I once asked a world-class conductor which members of the orchestra were the trickiest to deal with. Quick as a flash, he came back with the answer: “Horn blowers, of course. Biggest lot of prima donnas around!” The explanation was that the line between a bad note on the horn and a good one is fine; something we can all agree with, I’m sure. Whether this has any correlation with huntsmen I doubt, but it is interesting nonetheless.
Undoubtedly the most talented musician hunting hounds currently is the Kimblewick’s Andrew Sallis. A former professional composer, when Andrew taught music at Charterhouse he was fortunate to be granted private health insurance.
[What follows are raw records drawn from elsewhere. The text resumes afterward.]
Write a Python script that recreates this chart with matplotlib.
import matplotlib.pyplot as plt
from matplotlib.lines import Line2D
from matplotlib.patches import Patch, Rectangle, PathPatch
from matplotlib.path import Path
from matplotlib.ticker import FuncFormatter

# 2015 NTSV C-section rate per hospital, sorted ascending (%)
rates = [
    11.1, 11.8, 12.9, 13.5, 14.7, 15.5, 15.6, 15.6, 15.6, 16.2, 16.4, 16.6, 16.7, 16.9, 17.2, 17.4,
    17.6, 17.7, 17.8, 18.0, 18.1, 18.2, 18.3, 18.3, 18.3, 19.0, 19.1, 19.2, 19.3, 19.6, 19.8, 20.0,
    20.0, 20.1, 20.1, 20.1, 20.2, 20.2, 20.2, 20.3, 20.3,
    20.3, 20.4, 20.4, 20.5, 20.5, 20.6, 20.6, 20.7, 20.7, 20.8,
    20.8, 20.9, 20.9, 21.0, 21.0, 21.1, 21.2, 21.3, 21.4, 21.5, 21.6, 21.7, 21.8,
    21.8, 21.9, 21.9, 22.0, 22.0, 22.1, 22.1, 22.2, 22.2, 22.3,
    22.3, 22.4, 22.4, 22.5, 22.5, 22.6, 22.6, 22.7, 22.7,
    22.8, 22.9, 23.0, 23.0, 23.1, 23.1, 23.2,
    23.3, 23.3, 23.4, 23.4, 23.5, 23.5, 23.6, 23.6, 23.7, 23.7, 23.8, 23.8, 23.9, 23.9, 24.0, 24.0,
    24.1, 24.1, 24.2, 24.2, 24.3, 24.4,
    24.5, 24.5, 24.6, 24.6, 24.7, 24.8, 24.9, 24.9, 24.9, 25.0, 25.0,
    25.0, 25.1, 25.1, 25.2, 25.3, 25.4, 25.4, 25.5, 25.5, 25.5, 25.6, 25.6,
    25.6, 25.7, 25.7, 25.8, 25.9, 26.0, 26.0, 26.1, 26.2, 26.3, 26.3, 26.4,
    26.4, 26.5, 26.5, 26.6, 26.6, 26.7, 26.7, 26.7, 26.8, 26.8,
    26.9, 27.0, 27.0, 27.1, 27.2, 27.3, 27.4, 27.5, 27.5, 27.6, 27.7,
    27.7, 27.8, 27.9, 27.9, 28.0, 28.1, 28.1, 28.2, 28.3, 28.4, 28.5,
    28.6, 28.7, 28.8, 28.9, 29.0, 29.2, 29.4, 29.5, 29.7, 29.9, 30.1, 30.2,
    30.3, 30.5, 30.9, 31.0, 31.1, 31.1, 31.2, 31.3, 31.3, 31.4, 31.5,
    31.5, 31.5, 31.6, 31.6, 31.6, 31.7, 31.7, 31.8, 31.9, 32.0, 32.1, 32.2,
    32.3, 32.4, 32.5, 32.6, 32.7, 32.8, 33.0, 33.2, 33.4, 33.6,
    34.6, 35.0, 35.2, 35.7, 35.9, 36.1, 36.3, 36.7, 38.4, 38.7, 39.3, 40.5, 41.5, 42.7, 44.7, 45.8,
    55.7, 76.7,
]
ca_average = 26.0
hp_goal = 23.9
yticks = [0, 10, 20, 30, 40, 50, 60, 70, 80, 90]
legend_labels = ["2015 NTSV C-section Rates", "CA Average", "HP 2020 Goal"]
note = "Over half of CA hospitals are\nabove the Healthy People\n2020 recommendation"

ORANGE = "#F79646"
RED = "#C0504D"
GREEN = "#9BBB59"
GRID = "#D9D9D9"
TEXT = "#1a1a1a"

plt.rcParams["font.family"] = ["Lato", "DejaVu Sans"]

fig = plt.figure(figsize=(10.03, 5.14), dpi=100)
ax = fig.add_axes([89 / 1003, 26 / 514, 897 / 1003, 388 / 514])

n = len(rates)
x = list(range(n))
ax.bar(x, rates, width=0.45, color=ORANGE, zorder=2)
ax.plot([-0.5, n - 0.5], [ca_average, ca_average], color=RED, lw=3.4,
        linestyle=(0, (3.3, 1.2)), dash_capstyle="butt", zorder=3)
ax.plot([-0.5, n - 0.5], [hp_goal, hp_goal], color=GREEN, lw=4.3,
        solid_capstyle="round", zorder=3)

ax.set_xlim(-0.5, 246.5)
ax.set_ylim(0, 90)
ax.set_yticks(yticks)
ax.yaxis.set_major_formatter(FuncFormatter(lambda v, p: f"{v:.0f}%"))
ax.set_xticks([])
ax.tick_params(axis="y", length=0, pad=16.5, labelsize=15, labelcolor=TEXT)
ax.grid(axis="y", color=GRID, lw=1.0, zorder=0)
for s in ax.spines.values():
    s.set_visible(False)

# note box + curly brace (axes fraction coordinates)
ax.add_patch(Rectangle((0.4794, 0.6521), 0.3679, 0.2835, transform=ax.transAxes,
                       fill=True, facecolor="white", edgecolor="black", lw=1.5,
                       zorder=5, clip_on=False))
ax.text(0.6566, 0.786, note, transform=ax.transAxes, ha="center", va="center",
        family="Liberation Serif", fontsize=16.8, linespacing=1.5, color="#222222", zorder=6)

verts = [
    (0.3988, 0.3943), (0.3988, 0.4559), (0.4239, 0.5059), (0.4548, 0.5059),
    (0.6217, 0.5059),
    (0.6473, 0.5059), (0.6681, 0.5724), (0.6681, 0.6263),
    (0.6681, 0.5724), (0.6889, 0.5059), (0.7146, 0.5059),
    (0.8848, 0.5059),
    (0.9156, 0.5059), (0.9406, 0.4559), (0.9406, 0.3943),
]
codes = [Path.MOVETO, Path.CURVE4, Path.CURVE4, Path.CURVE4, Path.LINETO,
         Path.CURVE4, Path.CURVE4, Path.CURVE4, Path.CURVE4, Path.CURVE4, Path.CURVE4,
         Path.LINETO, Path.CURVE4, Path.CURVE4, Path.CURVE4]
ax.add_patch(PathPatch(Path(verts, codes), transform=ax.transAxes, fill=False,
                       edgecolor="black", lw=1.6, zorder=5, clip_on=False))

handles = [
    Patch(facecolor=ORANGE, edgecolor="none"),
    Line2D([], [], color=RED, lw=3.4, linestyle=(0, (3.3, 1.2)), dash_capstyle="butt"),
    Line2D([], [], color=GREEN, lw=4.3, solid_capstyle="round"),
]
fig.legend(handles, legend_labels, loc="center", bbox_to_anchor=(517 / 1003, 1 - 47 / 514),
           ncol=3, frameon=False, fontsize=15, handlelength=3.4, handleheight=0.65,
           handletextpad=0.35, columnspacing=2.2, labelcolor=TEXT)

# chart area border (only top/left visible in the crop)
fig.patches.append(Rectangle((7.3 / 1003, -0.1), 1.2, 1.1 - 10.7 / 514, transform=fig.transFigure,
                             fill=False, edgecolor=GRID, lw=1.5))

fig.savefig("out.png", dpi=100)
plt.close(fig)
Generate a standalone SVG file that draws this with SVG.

Eyebrows were raised as his premium crept up on account of being patched up after falls out hunting.
As far as creeping the boards is concerned, a hunt pantomime can bring out the thespian in the least expected members. About 10 years ago, the VWH and the Beaufort staged a highly competitive version of Strictly Come Dancing. A surprising act was a ballet performance of the Sugar Plum Fairy, complete with tutus and tiaras.
The cast of this particular act featured a now eminent huntsman and arguably the best kennelman in the country, both of whom ought to remain nameless. Having let his hair down with rather too much gusto after the show, one of the ballerinas turned in late for work the following morning, only to be sent home immediately.
“I don’t mind you being late,” scolded his boss, “but eyeliner is out of the question!” The director of this groundbreaking piece of theatre was the Royal Academy of Dramatic Art-trained former VWH whipper-in Will Forsyth.
What is evident here, therefore, is the stark correlation between a sport which, on the surface of it, involves little finesse or creative zest and a world of paintings and theatre. The late 11th Duke of Beaufort, although a consummate horseman and field master, was perhaps best known for his work as director of Marlborough Fine Art, selling Freuds and Bacons all over the world. However, when he did have time to cast his eye over a large entry of his hound puppies, he had no trouble picking out the best among them, such was his universal eye for quality.
Working on young horses is an occupation that absorbs the energies of many of us, none so much as Meynell and South Staffs master and huntsman Guy Landau who, along with hunting hounds and showing horses, has devoted most of his life to it.
“I still get tremendous satisfaction seeing the young [horses and hounds] coming around, improving and showing their worth, in the manner that you have hoped for. After a certain moment, they are no longer a challenge; there is an element of sadness from that point,” he says.
During the first lockdown, Ralph Richardson, master and huntsman of the Middleton, went back to his roots to make some young polo ponies. Over the past decade, Ralph and his brother Jack have been retraining racehorses to compete in the polo field at top level.
“The trickiest element of the process is the time it takes,” says Ralph. “Over-developed muscles can be a hindrance and from day one to the professional arena can take up to four years.”
There is no doubt that the last two examples entail a phenomenal level of patience, which is a necessity in anyone wishing to handle a pack of hounds.
One need only consult Beckford’s Thoughts on Hunting and the qualities which, to his mind, make up a huntsman or a whipper-in to discover that all of the above examples help us to go about a day’s hunting.
Whether it is with your head buried in the herbaceous border or watching a dry fly on a quiet stretch of river, time away from our sport, however ghastly, is well spent, if only for the way in which it enriches other talents that have an uncanny knack of cropping up when we least expect. Diplomacy on the other hand, cannot be taught but only accrued over time. I’m still waiting.